There is a lot going on behind the scenes right now to enable STOs to flourish, we have projects like Polymath which is trying to be the Ethereum for STOs. tZero, Open finance network which are looking to provide the exchange trading functionality.

Yes, in fact one of our best performing projects this year is a security, Nexo. A great team and project which are providing crypto backed loans, I believe this project will go from strength to strength.

It is going to be refreshing to see more transparency in this market, it will be the pioneer for the next bull run and provide more needed liquidity. I think the short-term impact though is being over hyped currently and there is a much longer road ahead than people realise.  


9.There is an ongoing debate about the sustainability of many blockchain startups and many startups are failing to deliver on promise. How do you filter out such startups?

I don’t think it’s much of a debate unfortunately, its probability combined with subpar teams, tokenomics, game theory, education and understanding. There will be a lot of projects that don’t get of the ground at all.

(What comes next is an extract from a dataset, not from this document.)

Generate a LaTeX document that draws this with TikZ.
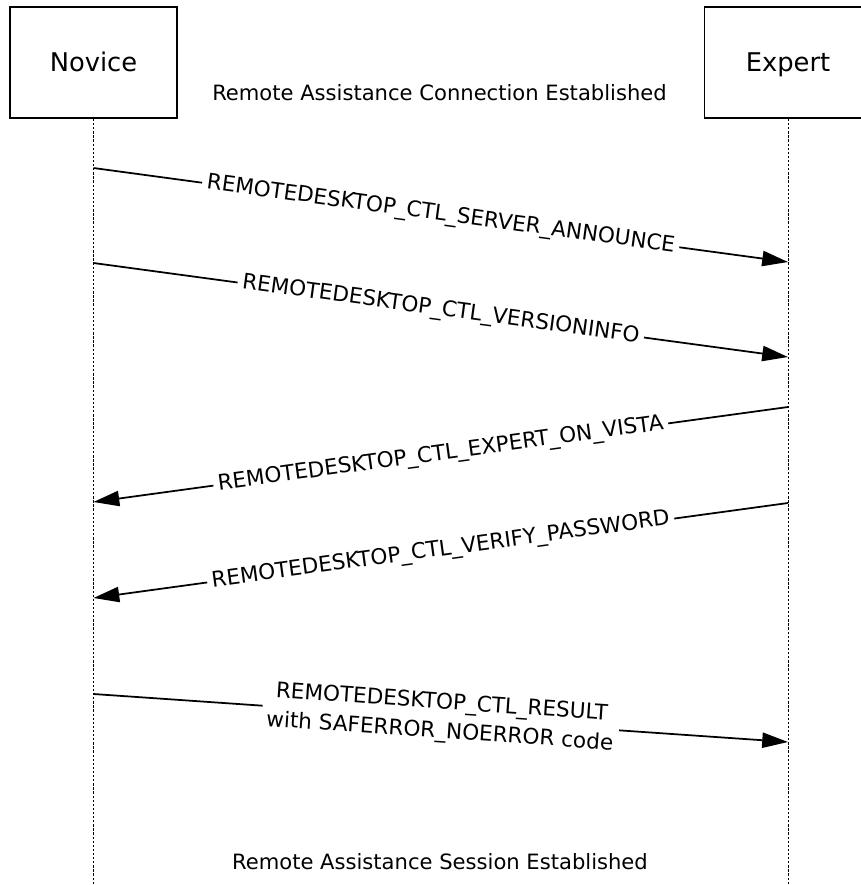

There is one element that you need to consider here that is different to “traditional” investments in start-ups, I alluded to this in question 4. Due to the extreme liquidity investors experience, you don’t have to watch your investment evaporate into dust, you often have the ability to sell, as long as you see the warning signs early enough. This is where the hybrid venture capitalist will emerge and where we spent most of our time trying to refine.